Você citou o jovem rico, mas ali o Senhor disse aquilo ao jovem rico porque aquele era o seu problema, o seu coração estava na sua riqueza. Alguns têm o coração na justiça própria, como era o caso de Paulo, e o Senhor precisou dizer a ele para considerar toda a sua bagagem religiosa, cultural e intelectual como esterco.
Acaso você vendeu “tudo o que tens” e deu o dinheiro aos pobres para seguir a Jesus? Ele pediu isso de você? Se Jesus é o tesouro escondido, por que você compraria o campo que é o mundo para tê-lo? O negociante buscava pela pérola; acaso você alguma vez buscou a Cristo sabendo que “não há quem busque a Deus”? E vendeu tudo para ter a Cristo?
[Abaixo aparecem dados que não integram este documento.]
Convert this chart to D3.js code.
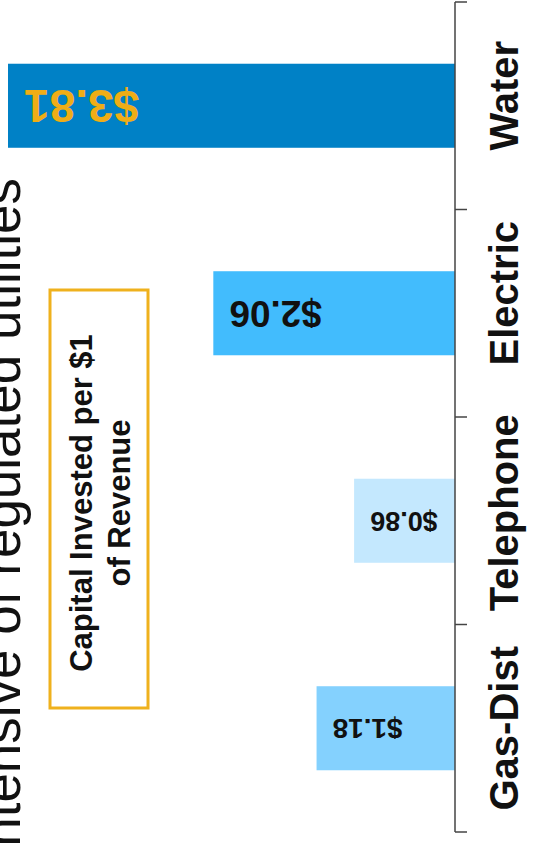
<!DOCTYPE html>
<html>
<head>
<meta charset="utf-8">
<script src="https://cdn.jsdelivr.net/npm/d3@7"></script>
<style>
  body { margin: 0; background: #fff; }
  svg { display: block; font-family: "Liberation Sans", Arial, sans-serif; }
</style>
</head>
<body>
<svg width="534" height="845"></svg>
<script>
// data (top to bottom)
var categories = ["Water", "Electric", "Telephone", "Gas-Dist"]
var capital_per_revenue = [3.81, 2.06, 0.86, 1.18]
var value_labels = ["$3.81", "$2.06", "$0.86", "$1.18"]
var title_text = "intensive of regulated utilities"
var note_lines = ["Capital Invested per $1", "of Revenue"]

// styling per bar
var bar_colors = ["#0081c6", "#42bcfd", "#c4e8fe", "#84d1fe"]
var label_colors = ["#efad16", "#111", "#111", "#111"]
var label_sizes = [46, 37, 27, 28]
var cat_shift = [-10, -20, -8, 0]

function draw_capital_chart() {
    var svg = d3.select("svg")
    var axis_x = 455

    var y = d3.scaleBand()
        .domain(categories)
        .range([2, 832])
        .paddingInner(0.595)
        .paddingOuter(0.2975)

    var x = d3.scaleLinear()
        .domain([0, 3.81])
        .range([axis_x, 8])

    var rows = categories.map(function (c, i) {
        return { cat: c, value: capital_per_revenue[i], label: value_labels[i], idx: i }
    })

    // bars grow leftwards from the axis
    svg.append("g").selectAll("rect")
        .data(rows)
        .enter().append("rect")
        .attr("x", function (d) { return x(d.value) })
        .attr("y", function (d) { return y(d.cat) })
        .attr("width", function (d) { return x(0) - x(d.value) })
        .attr("height", y.bandwidth())
        .attr("fill", function (d) { return bar_colors[d.idx] })

    // value labels are upside down inside the bars
    svg.append("g").selectAll("text")
        .data(rows)
        .enter().append("text")
        .attr("transform", function (d) {
            return "translate(" + (x(d.value) + 16) + "," + (y(d.cat) + y.bandwidth() / 2) + ") rotate(180)"
        })
        .attr("text-anchor", "end")
        .attr("dominant-baseline", "central")
        .attr("font-weight", "bold")
        .attr("font-size", function (d) { return label_sizes[d.idx] })
        .attr("fill", function (d) { return label_colors[d.idx] })
        .text(function (d) { return d.label })

    // category axis with ticks between the bands
    var step = y.step()
    var bounds = categories.map(function (c) { return y(c) - y.paddingOuter() * step })
    bounds.push(bounds[bounds.length - 1] + step)

    var axis = svg.append("g").attr("stroke", "#444").attr("stroke-width", 1.5)
    axis.append("line")
        .attr("x1", axis_x).attr("x2", axis_x)
        .attr("y1", bounds[0]).attr("y2", bounds[bounds.length - 1])
    axis.selectAll("line.tick")
        .data(bounds)
        .enter().append("line")
        .attr("class", "tick")
        .attr("x1", axis_x).attr("x2", axis_x + 12)
        .attr("y1", function (d) { return d })
        .attr("y2", function (d) { return d })

    svg.append("g").selectAll("text")
        .data(rows)
        .enter().append("text")
        .attr("transform", function (d) {
            return "translate(518," + (y(d.cat) + y.bandwidth() / 2 + cat_shift[d.idx]) + ") rotate(-90)"
        })
        .attr("text-anchor", "middle")
        .attr("font-weight", "bold")
        .attr("font-size", 40)
        .attr("fill", "#111")
        .text(function (d) { return d.cat })

    // title, cut off by the left edge
    svg.append("text")
        .attr("transform", "translate(20,178) rotate(-90)")
        .attr("text-anchor", "end")
        .attr("font-size", 53)
        .attr("fill", "#111")
        .text(title_text)

    // boxed note
    svg.append("rect")
        .attr("x", 50).attr("y", 290)
        .attr("width", 98).attr("height", 418)
        .attr("fill", "#fff")
        .attr("stroke", "#efb11d")
        .attr("stroke-width", 3)

    svg.append("g").selectAll("text")
        .data(note_lines)
        .enter().append("text")
        .attr("transform", function (d, i) {
            return "translate(" + (92 + i * 38) + ",503) rotate(-90)"
        })
        .attr("text-anchor", "middle")
        .attr("font-weight", "bold")
        .attr("font-size", 31)
        .attr("fill", "#111")
        .text(function (d) { return d })
}

draw_capital_chart()
</script>
</body>
</html>
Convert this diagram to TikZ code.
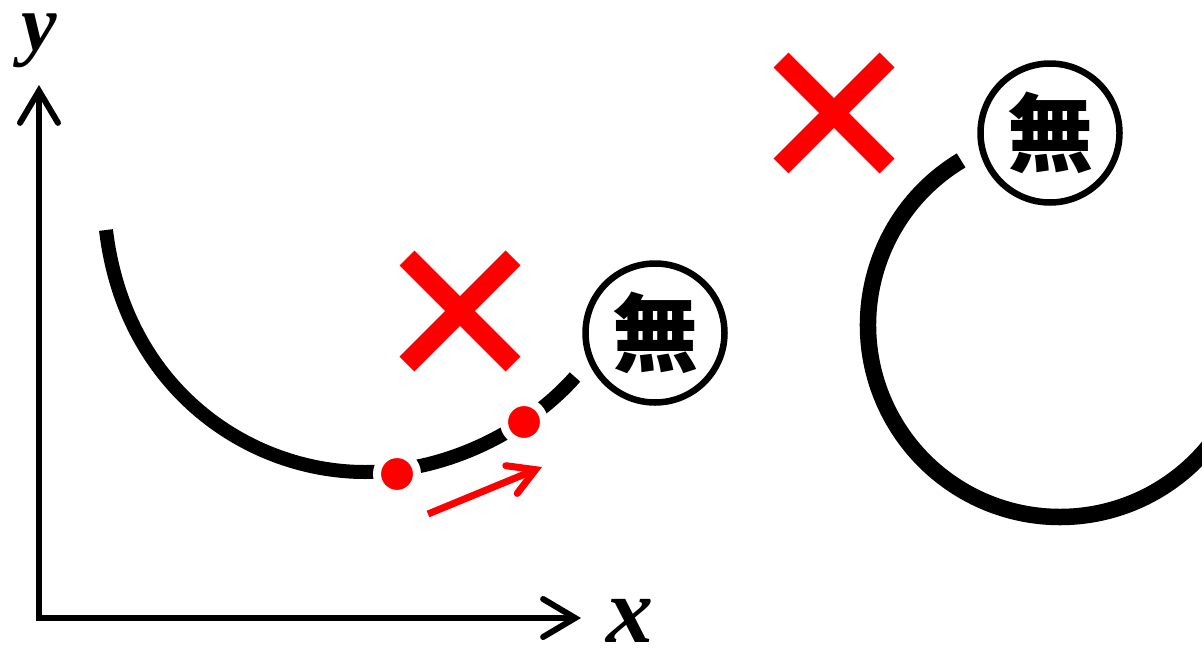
\documentclass[tikz,border=0pt]{standalone}
\usepackage{fontspec}
\setmainfont{Liberation Serif}
\newfontfamily\cjkfont{Noto Sans CJK JP}
\usetikzlibrary{arrows.meta}

\tikzset{
  axis/.style={line width=6pt, line join=miter,
    {Straight Barb[length=32pt,width=38pt,line cap=round,line join=miter]}-{Straight Barb[length=32pt,width=38pt,line cap=round,line join=miter]}},
  curve/.style={line width=14pt},
  bigcurve/.style={line width=16.5pt},
  cross/.style={draw=red, line width=21pt},
  mark dot/.style={circle, fill=red, draw=white, line width=8pt, minimum size=40pt, inner sep=0pt},
  nothing/.style={circle, draw=black, line width=6.5pt, minimum size=139pt, inner sep=0pt,
    font=\cjkfont\bfseries\fontsize{86}{86}\selectfont},
  varlabel/.style={inner sep=0pt, font=\bfseries\itshape\fontsize{#1}{#1}\selectfont},
  move/.style={draw=red, line width=7pt,
    -{Straight Barb[length=26pt,width=30pt,line cap=round,line join=miter]}}
}

\begin{document}
\begin{tikzpicture}[x=1pt,y=-1pt]
  \useasboundingbox (0,0) rectangle (1202,648);

  % coordinate axes
  \coordinate (ytip) at (39,85);
  \coordinate (origin) at (39,618);
  \coordinate (xtip) at (581,618);
  \draw[axis] (ytip) -- (origin) -- (xtip);
  \node[varlabel=80] (ylab) at (39,41) {y};
  \node[varlabel=94] (xlab) at (630,621) {x};

  % the graph of the function
  \coordinate (cstart) at (106,230);
  \coordinate (cbottom) at (365,472);
  \coordinate (cend) at (575,377);
  \draw[curve] (cstart) .. controls (125,390) and (250,472) .. (cbottom)
                        .. controls (450,472) and (530,428) .. (cend);

  % points moving along it
  \node[mark dot] (p1) at (397,474) {};
  \node[mark dot] (p2) at (524,422) {};
  \coordinate (mstart) at (428,514);
  \coordinate (mend) at (542,467);
  \draw[move] (mstart) -- (mend);

  % left cross and "none" mark
  \draw[cross] (460,311) ++(-53,-53) -- ++(106,106)
               (460,311) ++(-53,53) -- ++(106,-106);
  \node[nothing] (n1) at (655,333) {無};

  % right arc, cross and "none" mark
  \draw[bigcurve] (1060,325) ++(239:192) arc[start angle=239, end angle=38, radius=192];
  \draw[cross] (834,113) ++(-53,-53) -- ++(106,106)
               (834,113) ++(-53,53) -- ++(106,-106);
  \node[nothing] (n2) at (1050,133) {無};
\end{tikzpicture}
\end{document}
Como pode ver, essa interpretação fica devendo muitas respostas. Por que não acatar simplesmente que o ÚNICO que realmente vendeu tudo para comprar com o seu sangue a pérola foi Jesus? Por que não reconhecer que, embora fossemos inimigos de Deus, Jesus nos buscou insistentemente até nos encontrar, tal qual o homem que buscava a pérola? Afinal, só existe um que tem agora direito sobre o mundo, o campo e o tesouro que ele encontrou ali, graças ao preço pago na cruz.
Se formos nós que buscamos a Cristo e vendemos tudo para tê-lo, palmas para nós.
Se for Cristo quem nos buscou e, sendo rico, se fez pobre por amor de nós, nos comprando com seu precioso sangue, palmas para ele.
Percebe as consequências de colocarmos o holofote sobre a pessoa errada?